The entries are to be returned exactly, with images left out.

◆ Given data
* START *

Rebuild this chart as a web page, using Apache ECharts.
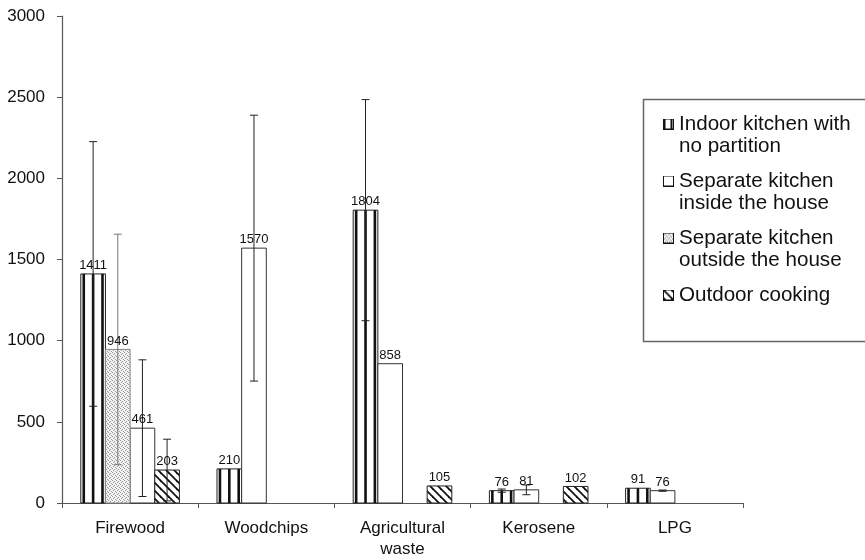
<!DOCTYPE html>
<html><head><meta charset="utf-8">
<script src="https://cdn.jsdelivr.net/npm/echarts@6/dist/echarts.min.js"></script>
<style>html,body{margin:0;padding:0;background:#fff}#c{width:865px;height:560px}</style>
</head><body><div id="c"></div>
<script>
// ---- data ----
const categories = ['Firewood', 'Woodchips', 'Agricultural\nwaste', 'Kerosene', 'LPG'];
const seriesNames = ['Indoor kitchen with no partition', 'Separate kitchen inside the house', 'Separate kitchen outside the house', 'Outdoor cooking'];
const legendLabels = ['Indoor kitchen with\nno partition', 'Separate kitchen\ninside the house', 'Separate kitchen\noutside the house', 'Outdoor cooking'];
const indoor      = [1411, 210, 1804, 76, 91];
const indoorErr   = [815, null, 681, 10, null];
const inside      = [461, 1570, 858, 81, 76];
const insideErr   = [421, 819, null, 30, 4];
const outside     = [946, null, null, null, null];
const outsideErr  = [710, null, null, null, null];
const outdoor     = [203, null, 105, 102, null];
const outdoorErr  = [190, null, null, null, null];
const yMin = 0, yMax = 3000, yStep = 500;

const FONT = '"Liberation Sans", Arial, sans-serif';

// ---- patterns ----
function mk(w, h, draw) { const c = document.createElement('canvas'); c.width = w; c.height = h; draw(c.getContext('2d')); return c; }
const dotCanvas = mk(4, 4, g => {
  g.fillStyle = '#f2f2f2'; g.fillRect(0, 0, 4, 4);
  g.fillStyle = '#999';
  [[0,0],[2,1],[1,2],[3,3]].forEach(p => g.fillRect(p[0], p[1], 1, 1));
});
const hatchCanvas = mk(8, 8, g => {
  g.fillStyle = '#fff'; g.fillRect(0, 0, 8, 8);
  g.strokeStyle = '#111'; g.lineWidth = 1.8;
  [-8, 0, 8].forEach(k => { g.beginPath(); g.moveTo(k - 1, -1); g.lineTo(k + 9, 9); g.stroke(); });
});
const dotFill = { image: dotCanvas, repeat: 'repeat' };
const hatchFill = { image: hatchCanvas, repeat: 'repeat' };

function iconURL(kind) {
  return 'image://' + mk(11, 11, g => {
    g.fillStyle = '#fff'; g.fillRect(0, 0, 11, 11);
    if (kind === 2) { g.fillStyle = g.createPattern(dotCanvas, 'repeat'); g.fillRect(0, 0, 11, 11); }
    if (kind === 3) { g.fillStyle = g.createPattern(hatchCanvas, 'repeat'); g.fillRect(0, 0, 11, 11); }
    g.strokeStyle = '#111'; g.lineWidth = 1; g.strokeRect(0.5, 0.5, 10, 10);
    if (kind === 0) { g.fillStyle = '#111'; g.fillRect(0, 0, 2.5, 11); g.fillRect(7.5, 0, 2, 11); }
  }).toDataURL();
}

const styles = [
  { fill: '#fff', stroke: '#222', err: '#222', stripes: true },
  { fill: '#fff', stroke: '#333', err: '#222' },
  { fill: dotFill, stroke: '#888', err: '#777' },
  { fill: hatchFill, stroke: '#222', err: '#222' }
];

function makeRender(sIdx) {
  const st = styles[sIdx];
  return function (params, api) {
    const ci = api.value(0), v = api.value(1), e = api.value(2);
    const band = api.size([1, 0])[0];
    const bw = band * 0.181;
    let slot = sIdx;
    // in the reference, Firewood's "outside" bar is drawn before its "inside" bar
    if (ci === 0 && sIdx === 1) slot = 2; else if (ci === 0 && sIdx === 2) slot = 1;
    const c = api.coord([ci, v]);
    const base = api.coord([ci, 0]);
    const x0 = c[0] - 2 * bw + slot * bw;
    const top = c[1], bottom = base[1];
    const cx = x0 + bw / 2;
    const kids = [];
    kids.push({ type: 'rect', shape: { x: x0, y: top, width: bw, height: bottom - top },
      style: { fill: st.fill, stroke: st.stroke, lineWidth: 1 } });
    if (st.stripes) {
      [0.12, 0.5, 0.88].forEach(f => {
        kids.push({ type: 'rect', shape: { x: x0 + bw * f - 1.3, y: top, width: 2.6, height: bottom - top },
          style: { fill: '#111' } });
      });
    }
    if (e && !isNaN(e)) {
      const yt = api.coord([ci, v + e])[1];
      const yb = api.coord([ci, Math.max(v - e, 0)])[1];
      const ls = { stroke: st.err, lineWidth: 1 };
      kids.push({ type: 'line', shape: { x1: cx, y1: yt, x2: cx, y2: yb }, style: ls });
      kids.push({ type: 'line', shape: { x1: cx - 4, y1: yt, x2: cx + 4, y2: yt }, style: ls });
      kids.push({ type: 'line', shape: { x1: cx - 4, y1: yb, x2: cx + 4, y2: yb }, style: ls });
    }
    kids.push({ type: 'text', style: { text: String(v), x: cx, y: top - 2, align: 'center', verticalAlign: 'bottom',
      fontSize: 13, fontFamily: FONT, fill: '#111' } });
    return { type: 'group', children: kids };
  };
}

function toData(vals, errs) {
  return vals.map((v, i) => [i, v, errs[i] == null ? 0 : errs[i]]).filter(d => d[1] != null);
}
const allVals = [indoor, inside, outside, outdoor];
const allErrs = [indoorErr, insideErr, outsideErr, outdoorErr];

const chart = echarts.init(document.getElementById('c'), null, { renderer: 'canvas' });
chart.setOption({
  animation: false,
  backgroundColor: '#fff',
  textStyle: { fontFamily: FONT },
  grid: { left: 62, right: 122, top: 16, bottom: 57, containLabel: false },
  xAxis: {
    type: 'category', data: categories, boundaryGap: true,
    axisLine: { lineStyle: { color: '#555', width: 1.2 } },
    axisTick: { show: true, length: 5, lineStyle: { color: '#555' } },
    axisLabel: { fontSize: 17, lineHeight: 21, margin: 15, color: '#111', interval: 0, fontFamily: FONT }
  },
  yAxis: {
    type: 'value', min: yMin, max: yMax, interval: yStep,
    axisLine: { show: true, lineStyle: { color: '#555', width: 1.2 } },
    axisTick: { show: true, length: 5, lineStyle: { color: '#555' } },
    splitLine: { show: false },
    axisLabel: { fontSize: 17, margin: 17, color: '#111', fontFamily: FONT, formatter: v => String(v) }
  },
  legend: {
    orient: 'vertical', left: 663, top: 91, padding: 0, itemWidth: 11, itemHeight: 11, itemGap: -9,
    selectedMode: false,
    data: seriesNames.map((n, i) => ({ name: n, icon: iconURL(i) })),
    formatter: name => '\n' + legendLabels[seriesNames.indexOf(name)] + (seriesNames.indexOf(name) === 3 ? '\n' : ''),
    textStyle: { fontSize: 20.6, lineHeight: 22, color: '#111', fontFamily: FONT }
  },
  graphic: [{ type: 'rect', shape: { x: 643.5, y: 99.5, width: 240, height: 242 },
    style: { fill: 'none', stroke: '#666', lineWidth: 1.5 }, z: -1 }],
  series: seriesNames.map((n, i) => ({
    name: n, type: 'custom', renderItem: makeRender(i), data: toData(allVals[i], allErrs[i]),
    itemStyle: { color: '#fff' }, clip: false
  }))
});
</script></body></html>
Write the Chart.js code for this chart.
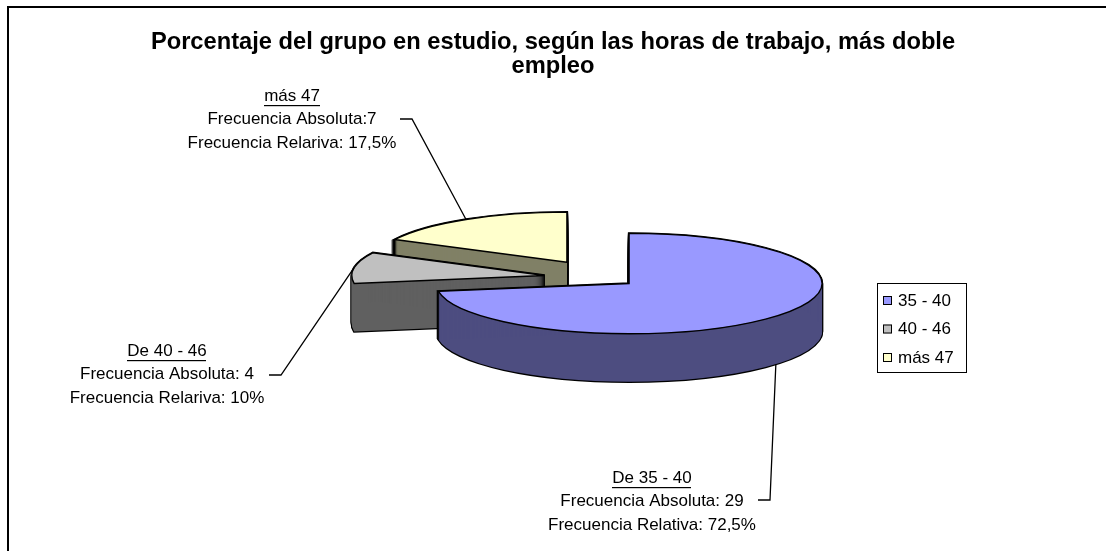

* END *

◆ Expected output
Rebuild this chart as a web page, using Apache ECharts.
<!DOCTYPE html>
<html><head><meta charset="utf-8">
<script src="https://cdn.jsdelivr.net/npm/echarts@6/dist/echarts.min.js"></script>
<style>html,body{margin:0;padding:0;background:#fff}#c{width:865px;height:560px}</style>
</head><body><div id="c"></div>
<script>
// ---- data ----
const categories = ['Firewood', 'Woodchips', 'Agricultural\nwaste', 'Kerosene', 'LPG'];
const seriesNames = ['Indoor kitchen with no partition', 'Separate kitchen inside the house', 'Separate kitchen outside the house', 'Outdoor cooking'];
const legendLabels = ['Indoor kitchen with\nno partition', 'Separate kitchen\ninside the house', 'Separate kitchen\noutside the house', 'Outdoor cooking'];
const indoor      = [1411, 210, 1804, 76, 91];
const indoorErr   = [815, null, 681, 10, null];
const inside      = [461, 1570, 858, 81, 76];
const insideErr   = [421, 819, null, 30, 4];
const outside     = [946, null, null, null, null];
const outsideErr  = [710, null, null, null, null];
const outdoor     = [203, null, 105, 102, null];
const outdoorErr  = [190, null, null, null, null];
const yMin = 0, yMax = 3000, yStep = 500;

const FONT = '"Liberation Sans", Arial, sans-serif';

// ---- patterns ----
function mk(w, h, draw) { const c = document.createElement('canvas'); c.width = w; c.height = h; draw(c.getContext('2d')); return c; }
const dotCanvas = mk(4, 4, g => {
  g.fillStyle = '#f2f2f2'; g.fillRect(0, 0, 4, 4);
  g.fillStyle = '#999';
  [[0,0],[2,1],[1,2],[3,3]].forEach(p => g.fillRect(p[0], p[1], 1, 1));
});
const hatchCanvas = mk(8, 8, g => {
  g.fillStyle = '#fff'; g.fillRect(0, 0, 8, 8);
  g.strokeStyle = '#111'; g.lineWidth = 1.8;
  [-8, 0, 8].forEach(k => { g.beginPath(); g.moveTo(k - 1, -1); g.lineTo(k + 9, 9); g.stroke(); });
});
const dotFill = { image: dotCanvas, repeat: 'repeat' };
const hatchFill = { image: hatchCanvas, repeat: 'repeat' };

function iconURL(kind) {
  return 'image://' + mk(11, 11, g => {
    g.fillStyle = '#fff'; g.fillRect(0, 0, 11, 11);
    if (kind === 2) { g.fillStyle = g.createPattern(dotCanvas, 'repeat'); g.fillRect(0, 0, 11, 11); }
    if (kind === 3) { g.fillStyle = g.createPattern(hatchCanvas, 'repeat'); g.fillRect(0, 0, 11, 11); }
    g.strokeStyle = '#111'; g.lineWidth = 1; g.strokeRect(0.5, 0.5, 10, 10);
    if (kind === 0) { g.fillStyle = '#111'; g.fillRect(0, 0, 2.5, 11); g.fillRect(7.5, 0, 2, 11); }
  }).toDataURL();
}

const styles = [
  { fill: '#fff', stroke: '#222', err: '#222', stripes: true },
  { fill: '#fff', stroke: '#333', err: '#222' },
  { fill: dotFill, stroke: '#888', err: '#777' },
  { fill: hatchFill, stroke: '#222', err: '#222' }
];

function makeRender(sIdx) {
  const st = styles[sIdx];
  return function (params, api) {
    const ci = api.value(0), v = api.value(1), e = api.value(2);
    const band = api.size([1, 0])[0];
    const bw = band * 0.181;
    let slot = sIdx;
    // in the reference, Firewood's "outside" bar is drawn before its "inside" bar
    if (ci === 0 && sIdx === 1) slot = 2; else if (ci === 0 && sIdx === 2) slot = 1;
    const c = api.coord([ci, v]);
    const base = api.coord([ci, 0]);
    const x0 = c[0] - 2 * bw + slot * bw;
    const top = c[1], bottom = base[1];
    const cx = x0 + bw / 2;
    const kids = [];
    kids.push({ type: 'rect', shape: { x: x0, y: top, width: bw, height: bottom - top },
      style: { fill: st.fill, stroke: st.stroke, lineWidth: 1 } });
    if (st.stripes) {
      [0.12, 0.5, 0.88].forEach(f => {
        kids.push({ type: 'rect', shape: { x: x0 + bw * f - 1.3, y: top, width: 2.6, height: bottom - top },
          style: { fill: '#111' } });
      });
    }
    if (e && !isNaN(e)) {
      const yt = api.coord([ci, v + e])[1];
      const yb = api.coord([ci, Math.max(v - e, 0)])[1];
      const ls = { stroke: st.err, lineWidth: 1 };
      kids.push({ type: 'line', shape: { x1: cx, y1: yt, x2: cx, y2: yb }, style: ls });
      kids.push({ type: 'line', shape: { x1: cx - 4, y1: yt, x2: cx + 4, y2: yt }, style: ls });
      kids.push({ type: 'line', shape: { x1: cx - 4, y1: yb, x2: cx + 4, y2: yb }, style: ls });
    }
    kids.push({ type: 'text', style: { text: String(v), x: cx, y: top - 2, align: 'center', verticalAlign: 'bottom',
      fontSize: 13, fontFamily: FONT, fill: '#111' } });
    return { type: 'group', children: kids };
  };
}

function toData(vals, errs) {
  return vals.map((v, i) => [i, v, errs[i] == null ? 0 : errs[i]]).filter(d => d[1] != null);
}
const allVals = [indoor, inside, outside, outdoor];
const allErrs = [indoorErr, insideErr, outsideErr, outdoorErr];

const chart = echarts.init(document.getElementById('c'), null, { renderer: 'canvas' });
chart.setOption({
  animation: false,
  backgroundColor: '#fff',
  textStyle: { fontFamily: FONT },
  grid: { left: 62, right: 122, top: 16, bottom: 57, containLabel: false },
  xAxis: {
    type: 'category', data: categories, boundaryGap: true,
    axisLine: { lineStyle: { color: '#555', width: 1.2 } },
    axisTick: { show: true, length: 5, lineStyle: { color: '#555' } },
    axisLabel: { fontSize: 17, lineHeight: 21, margin: 15, color: '#111', interval: 0, fontFamily: FONT }
  },
  yAxis: {
    type: 'value', min: yMin, max: yMax, interval: yStep,
    axisLine: { show: true, lineStyle: { color: '#555', width: 1.2 } },
    axisTick: { show: true, length: 5, lineStyle: { color: '#555' } },
    splitLine: { show: false },
    axisLabel: { fontSize: 17, margin: 17, color: '#111', fontFamily: FONT, formatter: v => String(v) }
  },
  legend: {
    orient: 'vertical', left: 663, top: 91, padding: 0, itemWidth: 11, itemHeight: 11, itemGap: -9,
    selectedMode: false,
    data: seriesNames.map((n, i) => ({ name: n, icon: iconURL(i) })),
    formatter: name => '\n' + legendLabels[seriesNames.indexOf(name)] + (seriesNames.indexOf(name) === 3 ? '\n' : ''),
    textStyle: { fontSize: 20.6, lineHeight: 22, color: '#111', fontFamily: FONT }
  },
  graphic: [{ type: 'rect', shape: { x: 643.5, y: 99.5, width: 240, height: 242 },
    style: { fill: 'none', stroke: '#666', lineWidth: 1.5 }, z: -1 }],
  series: seriesNames.map((n, i) => ({
    name: n, type: 'custom', renderItem: makeRender(i), data: toData(allVals[i], allErrs[i]),
    itemStyle: { color: '#fff' }, clip: false
  }))
});
</script></body></html>
Write the Chart.js code for this chart.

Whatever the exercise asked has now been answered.